- [What you have to do] Repeat only what lies from the line with "Write the seaborn" to the line with "plt.rcParams['font.family'] = ['Liberation", those two lines included, exactly as it stands; omit any images.

- [Data for the task]
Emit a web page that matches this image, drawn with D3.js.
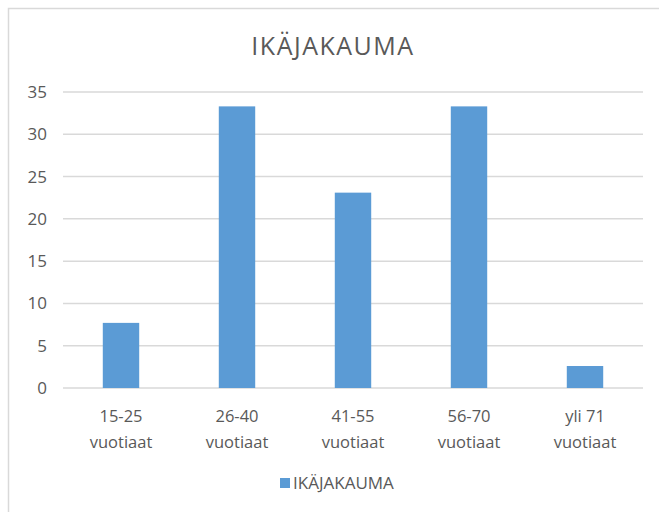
<!DOCTYPE html>
<html>
<head>
<meta charset="utf-8">
<script src="https://d3js.org/d3.v7.min.js"></script>
<style>
  body { margin: 0; background: #fff; }
  text { font-family: "Open Sans", sans-serif; fill: #595959; }
</style>
</head>
<body>
<div id="chart"></div>
<script>
// data
const categories = ["15-25 vuotiaat", "26-40 vuotiaat", "41-55 vuotiaat", "56-70 vuotiaat", "yli 71 vuotiaat"];
const values = [7.7, 33.3, 23.1, 33.3, 2.6];
const yTicks = [0, 5, 10, 15, 20, 25, 30, 35];
const seriesName = "IKÄJAKAUMA";
const chartTitle = "IKÄJAKAUMA";

const width = 659, height = 512;
const margin = { top: 92, right: 16, bottom: 124, left: 63 };
const innerW = width - margin.left - margin.right;
const innerH = height - margin.top - margin.bottom;

const svg = d3.select("#chart")
    .append("svg")
    .attr("width", width)
    .attr("height", height);

// chart area border (right and bottom fall outside the crop)
svg.append("rect")
    .attr("x", 8.5)
    .attr("y", 8.5)
    .attr("width", width + 20)
    .attr("height", height + 20)
    .attr("fill", "none")
    .attr("stroke", "#d9d9d9")
    .attr("stroke-width", 1.5);

svg.append("text")
    .attr("x", 333)
    .attr("y", 55)
    .attr("text-anchor", "middle")
    .style("font-size", "25px")
    .style("letter-spacing", "1.5px")
    .text(chartTitle);

const g = svg.append("g")
    .attr("transform", `translate(${margin.left},${margin.top})`);

const x = d3.scaleBand()
    .domain(categories)
    .range([0, innerW])
    .paddingInner(0.686)
    .paddingOuter(0.343);

const y = d3.scaleLinear()
    .domain([0, 35])
    .range([innerH, 0]);

// gridlines
g.selectAll(".grid")
    .data(yTicks)
    .enter()
    .append("line")
    .attr("class", "grid")
    .attr("x1", 0)
    .attr("x2", innerW)
    .attr("y1", d => y(d))
    .attr("y2", d => y(d))
    .attr("stroke", "#d9d9d9")
    .attr("stroke-width", 1.5);

// y axis labels
const yAxis = g.append("g")
    .call(d3.axisLeft(y).tickValues(yTicks).tickSize(0).tickPadding(16));
yAxis.select(".domain").remove();
yAxis.selectAll("text")
    .style("font-size", "17px")
    .attr("fill", "#595959");

// bars
g.selectAll(".bar")
    .data(values)
    .enter()
    .append("rect")
    .attr("class", "bar")
    .attr("x", (d, i) => x(categories[i]))
    .attr("y", d => y(d))
    .attr("width", x.bandwidth())
    .attr("height", d => innerH - y(d))
    .attr("fill", "#5b9bd5");

// x axis labels, two lines
const xAxis = g.append("g")
    .attr("transform", `translate(0,${innerH})`)
    .call(d3.axisBottom(x).tickSize(0).tickFormat(""));
xAxis.select(".domain").remove();

const labels = g.selectAll(".xlab")
    .data(categories)
    .enter()
    .append("text")
    .attr("class", "xlab")
    .attr("text-anchor", "middle")
    .attr("transform", d => `translate(${x(d) + x.bandwidth() / 2},${innerH + 34})`)
    .style("font-size", "16.5px");

labels.each(function(d) {
    const words = d.split(" ");
    const first = words.slice(0, -1).join(" ");
    const last = words[words.length - 1];
    const t = d3.select(this);
    t.append("tspan").attr("x", 0).attr("dy", 0).text(first);
    t.append("tspan").attr("x", 0).attr("dy", 26).text(last);
});

// legend
const legend = svg.append("g").attr("transform", "translate(280,478)");
legend.append("rect")
    .attr("width", 10)
    .attr("height", 10)
    .attr("fill", "#5b9bd5");
legend.append("text")
    .attr("x", 13)
    .attr("y", 11)
    .style("font-size", "17px")
    .text(seriesName);
</script>
</body>
</html>
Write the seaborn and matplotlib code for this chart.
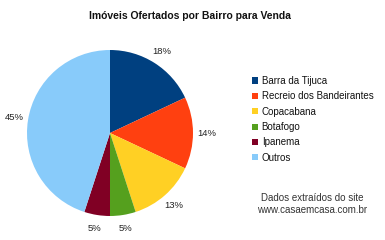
import matplotlib
matplotlib.use("Agg")
import matplotlib.pyplot as plt
import seaborn as sns

sns.set_style("white")
plt.rcParams['font.family'] = ['Liberation Sans', 'DejaVu Sans']

title = "Imóveis Ofertados por Bairro para Venda"
categories = ["Barra da Tijuca", "Recreio dos Bandeirantes", "Copacabana",
              "Botafogo", "Ipanema", "Outros"]
values = [18, 14, 13, 5, 5, 45]
colors = ["#004080", "#ff4010", "#ffd024", "#55a01e", "#800024", "#88cbfa"]
note = "Dados extraídos do site\nwww.casaemcasa.com.br"

fig = plt.figure(figsize=(3.85, 2.4), dpi=100)
ax = fig.add_axes([(110 - 83) / 385, (240 - 133 - 83) / 240, 166 / 385, 166 / 240])
wedges, texts, autotexts = ax.pie(
    values, colors=sns.color_palette(colors), startangle=90, counterclock=False,
    autopct=lambda p: f"{p:.0f}%", pctdistance=1.17, radius=1,
    wedgeprops=dict(linewidth=0), textprops=dict(fontsize=6.8, color="#222222"))
ax.set_xlim(-1, 1)
ax.set_ylim(-1, 1)
ax.set_aspect("equal")
ax.axis("off")

fig.text(190 / 385, 1 - 16 / 240, title, ha="center", va="center",
         fontsize=7.5, fontweight="bold", color="#111111")

leg = fig.legend(wedges, categories, loc="upper left",
                 bbox_to_anchor=(252 / 385, 1 - 76 / 240), frameon=False,
                 fontsize=7.0, handlelength=0.6, handleheight=0.6,
                 handletextpad=0.4, labelspacing=0.55, borderaxespad=0,
                 borderpad=0)
for t in leg.get_texts():
    t.set_color("#111111")

fig.text(312 / 385, 1 - 204 / 240, note, ha="center", va="center",
         fontsize=7.0, color="#333333", linespacing=1.2)

fig.savefig("out.png", dpi=100)
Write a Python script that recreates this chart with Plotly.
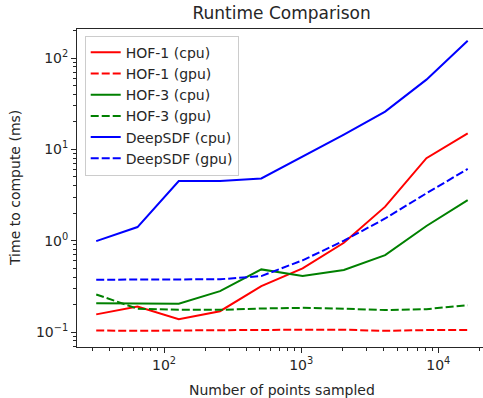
import plotly.graph_objects as go

# ---- data ----
n_points = [32, 64, 128, 256, 512, 1024, 2048, 4096, 8192, 16384]
hof1_cpu = [0.156, 0.19, 0.138, 0.169, 0.318, 0.497, 0.95, 2.36, 8.0, 15.0]
hof1_gpu = [0.104, 0.103, 0.104, 0.105, 0.106, 0.106, 0.106, 0.103, 0.105, 0.105]
hof3_cpu = [0.207, 0.207, 0.204, 0.28, 0.485, 0.41, 0.477, 0.695, 1.45, 2.78]
hof3_gpu = [0.258, 0.18, 0.175, 0.175, 0.181, 0.184, 0.180, 0.174, 0.178, 0.197]
deep_cpu = [0.99, 1.41, 4.5, 4.5, 4.8, 8.3, 14.5, 25.9, 58.0, 155.0]
deep_gpu = [0.374, 0.374, 0.376, 0.378, 0.41, 0.61, 1.0, 1.75, 3.3, 6.1]

series = [
    ("HOF-1 (cpu)", hof1_cpu, "#ff0000", "solid"),
    ("HOF-1 (gpu)", hof1_gpu, "#ff0000", "8px,3px"),
    ("HOF-3 (cpu)", hof3_cpu, "#008000", "solid"),
    ("HOF-3 (gpu)", hof3_gpu, "#008000", "8px,3px"),
    ("DeepSDF (cpu)", deep_cpu, "#0000ff", "solid"),
    ("DeepSDF (gpu)", deep_gpu, "#0000ff", "8px,3px"),
]

x_major = [100, 1000, 10000]
x_major_text = ["10<sup>2</sup>", "10<sup>3</sup>", "10<sup>4</sup>"]
y_major = [0.1, 1, 10, 100]
y_major_text = ["10<sup>\u22121</sup>", "10<sup>0</sup>", "10<sup>1</sup>", "10<sup>2</sup>"]

x_minor = [m * 10 ** e for e in range(1, 5) for m in range(2, 10)]
y_minor = [m * 10 ** e for e in range(-2, 3) for m in range(2, 10)]

FONT = "DejaVu Sans"

fig = go.Figure()
for i, (name, vals, color, dash) in enumerate(series):
    fig.add_trace(go.Scatter(
        x=n_points, y=vals, mode="lines", name=name,
        line=dict(color=color, width=2, dash=dash),
    ))

fig.update_layout(
    width=483, height=398,
    margin=dict(l=77, r=0, t=29, b=51),
    paper_bgcolor="white", plot_bgcolor="white",
    font=dict(family=FONT, size=14, color="#262626"),
    showlegend=True,
    title=dict(text="Runtime Comparison", x=0.504, xref="paper", xanchor="center",
               y=1 - 13 / 398, yref="container", yanchor="middle",
               font=dict(family=FONT, size=17, color="#262626")),
    legend=dict(x=0.019, y=0.979, xanchor="left", yanchor="top",
                bgcolor="rgba(255,255,255,0.8)", bordercolor="#cccccc", borderwidth=1,
                font=dict(family=FONT, size=14, color="#262626"),
                traceorder="normal", itemwidth=30),
)

fig.update_xaxes(
    type="log", range=[1.365, 4.326],
    showgrid=False, zeroline=False,
    showline=True, linecolor="#262626", linewidth=1, mirror=True,
    ticks="outside", ticklen=5, tickcolor="#262626",
    tickmode="array", tickvals=x_major, ticktext=x_major_text,
    minor=dict(ticks="outside", ticklen=3, tickcolor="#262626", tickmode="array", tickvals=x_minor, showgrid=False),
)
fig.update_yaxes(
    type="log", range=[-1.164, 2.318],
    showgrid=False, zeroline=False,
    showline=True, linecolor="#262626", linewidth=1, mirror=False,
    ticks="outside", ticklen=5, tickcolor="#262626",
    tickmode="array", tickvals=y_major, ticktext=y_major_text,
    minor=dict(ticks="outside", ticklen=3, tickcolor="#262626", tickmode="array", tickvals=y_minor, showgrid=False),
)

fig.add_annotation(text="Time to compute (ms)", textangle=-90, showarrow=False,
                   xref="paper", yref="paper", x=0, y=0.5, xanchor="center", yanchor="middle",
                   xshift=-62, font=dict(family=FONT, size=14, color="#262626"))
fig.add_annotation(text="Number of points sampled", showarrow=False,
                   xref="paper", yref="paper", x=0.504, y=0, xanchor="center", yanchor="middle",
                   yshift=-43, font=dict(family=FONT, size=14, color="#262626"))

fig.write_html("out.html")
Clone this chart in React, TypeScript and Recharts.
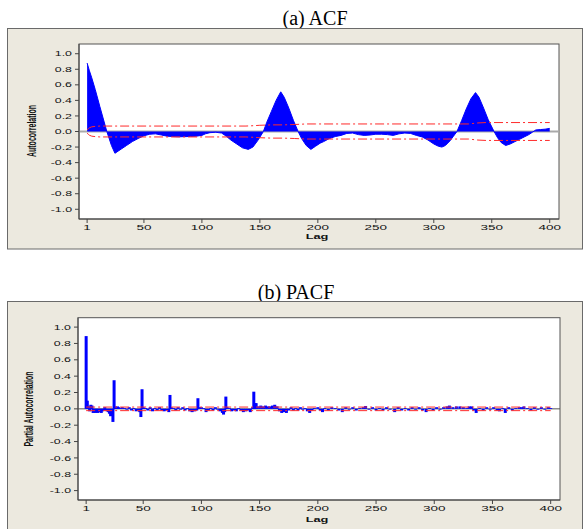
import React from 'react';
import {
  ComposedChart,
  Area,
  Bar,
  Line,
  XAxis,
  YAxis,
} from 'recharts';

// ACF (a): lag / autocorrelation
const acfLags = [1, 3, 5, 8, 10, 12, 15, 18, 20, 22, 25, 28, 31, 35, 40, 45, 50, 55, 60, 65, 70, 75, 80, 85, 90, 95, 100, 103, 107, 112, 117, 121, 125, 130, 135, 140, 144, 148, 151, 153, 156, 160, 164, 168, 171, 175, 179, 183, 186, 190, 194, 198, 202, 205, 210, 215, 220, 225, 230, 235, 240, 245, 250, 255, 260, 265, 270, 275, 280, 285, 290, 295, 300, 304, 307, 310, 314, 317, 320, 324, 328, 332, 336, 339, 343, 347, 352, 355, 358, 362, 366, 370, 374, 378, 382, 385, 388, 392, 396, 400];
const acfValues = [0.88, 0.78, 0.69, 0.54, 0.43, 0.32, 0.16, 0.0, -0.09, -0.18, -0.28, -0.25, -0.22, -0.18, -0.13, -0.09, -0.055, -0.035, -0.03, -0.045, -0.06, -0.065, -0.068, -0.066, -0.064, -0.06, -0.05, -0.03, -0.015, -0.01, -0.02, -0.06, -0.11, -0.16, -0.21, -0.23, -0.2, -0.12, -0.05, 0.0, 0.12, 0.26, 0.4, 0.51, 0.44, 0.3, 0.14, 0.0, -0.09, -0.18, -0.23, -0.19, -0.15, -0.13, -0.09, -0.065, -0.05, -0.025, -0.02, -0.04, -0.05, -0.045, -0.035, -0.035, -0.04, -0.05, -0.03, -0.02, -0.025, -0.05, -0.07, -0.11, -0.16, -0.19, -0.2, -0.18, -0.12, -0.06, 0.0, 0.14, 0.29, 0.42, 0.5, 0.44, 0.3, 0.15, 0.0, -0.08, -0.14, -0.18, -0.16, -0.13, -0.1, -0.07, -0.04, -0.01, 0.02, 0.025, 0.03, 0.04];

// ACF significance limits
const confLags = [1, 2, 3, 5, 8, 12, 138, 145, 150, 160, 170, 180, 190, 198, 330, 338, 345, 400];
const confUpper = [0.022, 0.035, 0.048, 0.06, 0.066, 0.07, 0.07, 0.075, 0.08, 0.085, 0.085, 0.09, 0.097, 0.097, 0.097, 0.11, 0.115, 0.115];
const confLower = [-0.022, -0.035, -0.048, -0.06, -0.066, -0.07, -0.07, -0.075, -0.08, -0.085, -0.085, -0.09, -0.097, -0.097, -0.097, -0.11, -0.115, -0.115];

// PACF (b)
const pacfLags = [1, 2, 3, 4, 5, 6, 7, 8, 9, 10, 11, 12, 13, 14, 15, 16, 17, 18, 19, 20, 21, 22, 23, 24, 25, 26, 27, 28, 29, 30, 32, 34, 36, 38, 40, 42, 44, 46, 47, 48, 49, 50, 52, 54, 56, 58, 60, 62, 64, 66, 68, 70, 72, 73, 74, 76, 78, 80, 82, 84, 86, 88, 90, 92, 94, 96, 97, 98, 100, 102, 104, 106, 108, 110, 112, 114, 116, 118, 119, 120, 121, 122, 124, 126, 128, 130, 132, 134, 136, 138, 140, 142, 144, 145, 146, 147, 149, 151, 153, 155, 157, 159, 161, 163, 165, 167, 169, 171, 173, 175, 177, 179, 181, 183, 185, 187, 189, 191, 193, 195, 197, 200, 202, 204, 206, 209, 212, 215, 218, 221, 224, 227, 230, 233, 236, 239, 241, 244, 247, 250, 253, 256, 259, 262, 266, 269, 272, 275, 278, 281, 284, 287, 290, 293, 296, 299, 302, 305, 308, 311, 313, 316, 319, 322, 325, 328, 330, 332, 334, 336, 339, 342, 345, 348, 351, 354, 356, 359, 361, 364, 367, 370, 373, 375, 377, 380, 383, 386, 389, 392, 395, 398, 400];
const pacfValues = [0.89, 0.1, 0.03, -0.03, 0.05, 0.04, -0.05, -0.04, -0.05, -0.03, -0.05, -0.04, -0.03, -0.05, -0.03, -0.02, 0.02, -0.02, -0.03, -0.04, -0.06, -0.09, -0.04, -0.16, 0.35, 0.03, 0.02, 0.03, 0.02, 0.01, 0.02, 0.01, -0.01, 0.02, -0.02, 0.01, -0.03, -0.02, -0.04, -0.1, 0.24, 0.02, 0.01, -0.02, 0.02, -0.03, 0.01, -0.02, 0.02, -0.02, -0.03, -0.02, -0.04, 0.17, 0.02, 0.01, -0.02, 0.02, -0.01, 0.02, -0.02, 0.01, -0.03, -0.04, -0.03, -0.02, 0.13, 0.02, 0.02, 0.01, -0.04, -0.02, 0.01, -0.02, 0.02, -0.01, -0.03, -0.05, -0.07, -0.04, 0.15, 0.02, 0.01, -0.03, -0.02, -0.03, 0.01, -0.02, -0.04, -0.03, -0.02, -0.04, 0.02, 0.21, 0.07, 0.07, 0.03, 0.04, 0.03, 0.04, 0.03, 0.03, 0.04, 0.05, 0.03, -0.03, -0.05, -0.04, -0.05, -0.02, 0.02, -0.02, 0.01, -0.02, 0.02, -0.01, 0.01, -0.03, -0.05, -0.02, 0.01, 0.02, -0.02, -0.04, 0.01, -0.02, 0.02, 0.01, -0.02, -0.04, 0.02, -0.01, 0.02, -0.02, 0.01, 0.02, 0.035, -0.01, 0.02, -0.02, 0.01, -0.02, 0.02, -0.01, -0.04, 0.02, -0.02, 0.01, -0.02, 0.02, -0.01, 0.02, -0.02, -0.04, 0.01, -0.02, 0.02, -0.01, 0.02, 0.03, 0.04, 0.02, 0.03, 0.03, 0.02, 0.01, 0.03, 0.03, -0.02, -0.05, 0.01, -0.02, 0.02, -0.01, 0.02, -0.02, -0.03, 0.01, -0.05, 0.02, -0.02, 0.01, 0.02, 0.02, 0.03, 0.01, -0.02, 0.02, -0.01, 0.02, -0.01, 0.02, 0.01];

const pacfConfLags = [1, 400];
const pacfConfUpper = [0.022, 0.022];
const pacfConfLower = [-0.022, -0.022];

// zero reference across the whole plot
const zeroLags = [-6, 408];
const zeroValues = [0, 0];

const lagTicks = [1, 50, 100, 150, 200, 250, 300, 350, 400];
const corrTicks = [-1, -0.8, -0.6, -0.4, -0.2, 0, 0.2, 0.4, 0.6, 0.8, 1];

const acfData = acfLags.map((lag, i) => ({ lag, v: acfValues[i] }));
const acfUpper = confLags.map((lag, i) => ({ lag, v: confUpper[i] }));
const acfLower = confLags.map((lag, i) => ({ lag, v: confLower[i] }));
const pacfData = pacfLags.map((lag, i) => ({ lag, v: pacfValues[i] }));
const pacfUpper = pacfConfLags.map((lag, i) => ({ lag, v: pacfConfUpper[i] }));
const pacfLower = pacfConfLags.map((lag, i) => ({ lag, v: pacfConfLower[i] }));
const zeroData = zeroLags.map((lag, i) => ({ lag, v: zeroValues[i] }));

const SANS = '"Liberation Sans", Arial, sans-serif';
const SERIF = '"Liberation Serif", "Times New Roman", serif';
const BLUE = '#0000ff';
const RED = '#ff2a2a';
const FRAME = '#ece9df';

// the original figure is stretched sideways, so text is widened
const XTick = (props: any) => {
  const { x, y, payload } = props;
  return (
    <text transform={`translate(${x},${y}) scale(1.8,1)`} textAnchor="middle" dy="0.71em" fontSize={7.5} fontFamily={SANS} fill="#111">
      {payload.value}
    </text>
  );
};

const YTick = (props: any) => {
  const { x, y, payload } = props;
  return (
    <text transform={`translate(${x},${y}) scale(1.65,1)`} textAnchor="end" dy="0.35em" fontSize={7.5} fontFamily={SANS} fill="#111">
      {Number(payload.value).toFixed(1)}
    </text>
  );
};

// thin spike, a few pixels wide, centred on the lag
const Spike = (props: any) => {
  const { x, y, width, height } = props;
  const top = Math.min(y, y + height);
  return <rect x={x + width / 2 - 1.5} y={top} width={3} height={Math.max(Math.abs(height), 0.8)} fill={BLUE} />;
};

const dash = '9 3 2 3';

export default function App() {
  return (
    <div style={{ position: 'absolute', left: 0, top: 0, width: 583, height: 529, background: '#fff', overflow: 'hidden' }}>
      <svg width={583} height={529} style={{ position: 'absolute', left: 0, top: 0 }}>
        <text x={315} y={25} textAnchor="middle" fontSize={20} fontFamily={SERIF} fill="#000">(a) ACF</text>
        <rect x={7.5} y={28.5} width={575} height={220.5} fill={FRAME} stroke="#6a6a6a" />
        <rect x={79} y={44} width={480} height={175} fill="#fff" stroke="#555" />
        <text transform="translate(36,131) scale(1.8,1) rotate(-90)" textAnchor="middle" fontSize={7} fontWeight="bold" fontFamily={SANS} fill="#111">Autocorrelation</text>
        <text transform="translate(317,239) scale(1.6,1)" textAnchor="middle" fontSize={8} fontWeight="bold" fontFamily={SANS} fill="#111">Lag</text>

        <text x={296} y={299} textAnchor="middle" fontSize={20} fontFamily={SERIF} fill="#000">(b) PACF</text>
        <rect x={7.5} y={301.5} width={575} height={240} fill={FRAME} stroke="#6a6a6a" />
        <rect x={78} y={317.7} width={482} height={182.3} fill="#fff" stroke="#555" />
        <text transform="translate(33,409) scale(1.8,1) rotate(-90)" textAnchor="middle" fontSize={7} fontWeight="bold" fontFamily={SANS} fill="#111">Partial Autocorrelation</text>
        <text transform="translate(317,522) scale(1.6,1)" textAnchor="middle" fontSize={8} fontWeight="bold" fontFamily={SANS} fill="#111">Lag</text>
      </svg>

      <div style={{ position: 'absolute', left: 0, top: 0 }}>
        <ComposedChart width={583} height={250} margin={{ top: 44, right: 24, bottom: 0, left: 0 }}>
          <XAxis type="number" dataKey="lag" domain={[-6, 408]} ticks={lagTicks} allowDataOverflow interval={0}
            height={31} tickSize={4} tickMargin={2} tick={<XTick />} stroke="#444" />
          <YAxis type="number" domain={[-1.125, 1.125]} ticks={corrTicks} allowDataOverflow interval={0}
            width={79} tickSize={4} tickMargin={3} tick={<YTick />} stroke="#444" />
          <Area data={zeroData} dataKey="v" type="linear" stroke="#a9a9a9" strokeWidth={2} fill="none"
            dot={false} activeDot={false} isAnimationActive={false} />
          <Area data={acfData} dataKey="v" type="linear" stroke={BLUE} strokeWidth={1} fill={BLUE} fillOpacity={1}
            dot={false} activeDot={false} isAnimationActive={false} />
          <Line data={acfUpper} dataKey="v" type="linear" stroke={RED} strokeWidth={1} strokeDasharray={dash}
            dot={false} activeDot={false} isAnimationActive={false} />
          <Line data={acfLower} dataKey="v" type="linear" stroke={RED} strokeWidth={1} strokeDasharray={dash}
            dot={false} activeDot={false} isAnimationActive={false} />
        </ComposedChart>
      </div>

      <div style={{ position: 'absolute', left: 0, top: 300 }}>
        <ComposedChart width={583} height={229} data={pacfData} margin={{ top: 17.7, right: 23, bottom: 0, left: 0 }}>
          <XAxis type="number" dataKey="lag" domain={[-6, 408]} ticks={lagTicks} allowDataOverflow interval={0}
            height={29} tickSize={4} tickMargin={2} tick={<XTick />} stroke="#444" />
          <YAxis type="number" domain={[-1.115, 1.115]} ticks={corrTicks} allowDataOverflow interval={0}
            width={78} tickSize={4} tickMargin={3} tick={<YTick />} stroke="#444" />
          <Area data={zeroData} dataKey="v" type="linear" stroke="#555" strokeWidth={1} fill="none"
            dot={false} activeDot={false} isAnimationActive={false} />
          <Bar dataKey="v" fill={BLUE} shape={<Spike />} isAnimationActive={false} />
          <Line data={pacfUpper} dataKey="v" type="linear" stroke={RED} strokeWidth={1} strokeDasharray={dash}
            dot={false} activeDot={false} isAnimationActive={false} />
          <Line data={pacfLower} dataKey="v" type="linear" stroke={RED} strokeWidth={1} strokeDasharray={dash}
            dot={false} activeDot={false} isAnimationActive={false} />
        </ComposedChart>
      </div>
    </div>
  );
}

- [Answer to the task]
Write the seaborn and matplotlib code for this chart.
import matplotlib
matplotlib.use("Agg")
import matplotlib.pyplot as plt
import seaborn as sns

sns.set_style("white")
plt.rcParams['font.family'] = ['Liberation Sans', 'DejaVu Sans']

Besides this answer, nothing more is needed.